About the author
Mike Thibideau.
I’m Mike. I founded Brick by Brick Strategy, LLC, and I wrote Brick by Brick: Building a Working Life in Recovery.
I’ve spent my career in workforce development… building programs that help people who’ve been knocked off their path find work that lasts. People coming out of incarceration. Out of treatment. Out of long stretches of unemployment. The work has touched roughly 60,000 workers across a decade in central Indiana, with a 25% improvement in re-employment outcomes for the populations the programs are designed to serve. At the same time I use my love of data to help employers find people who thrive where they work.
I’m also a person in long-term recovery. Ten years, as of this book’s publication. I’ve had my own experiences with homelessness, with the work-after-treatment question, with starting over, with the slow and ordinary work of figuring out where work fits in a life rebuilt around recovery.
The credentials gave me access to the data and the systems. The personal road taught me what the data alone could not.

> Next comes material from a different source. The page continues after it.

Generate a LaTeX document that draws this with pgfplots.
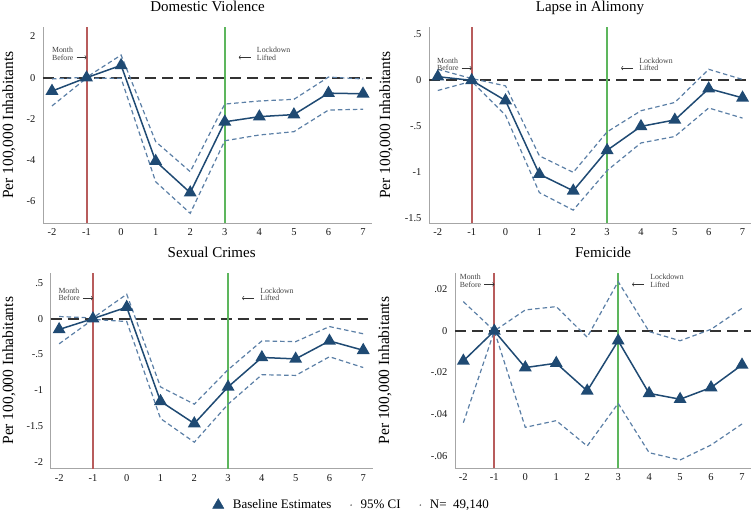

I’ve spoken on workforce and recovery at the White House, the Society for Human Resource Management, the U.S. Chamber of Commerce, and the National Governors Association… and at smaller rooms that mattered more for being smaller. Church basements. Community college conference rooms. Shop-floor break rooms where the people doing the actual work were sitting.
A note on the two hats.
Day job: I lead Invest Hamilton County, a workforce-and-economic-development organization in central Indiana. Brick by Brick Strategy is my personal company.
The work published here is my personal work. It does not represent the views or positions of Invest Hamilton County, its Board of Directors, or any other organization I’m affiliated with.
The two roles share an audience overlap… leaders, organizations, and people in recovery. But they are distinct entities with distinct missions. The book and the platform are mine. The consultancy practice operates under Brick by Brick Strategy. The disclosure exists because transparency is the right floor.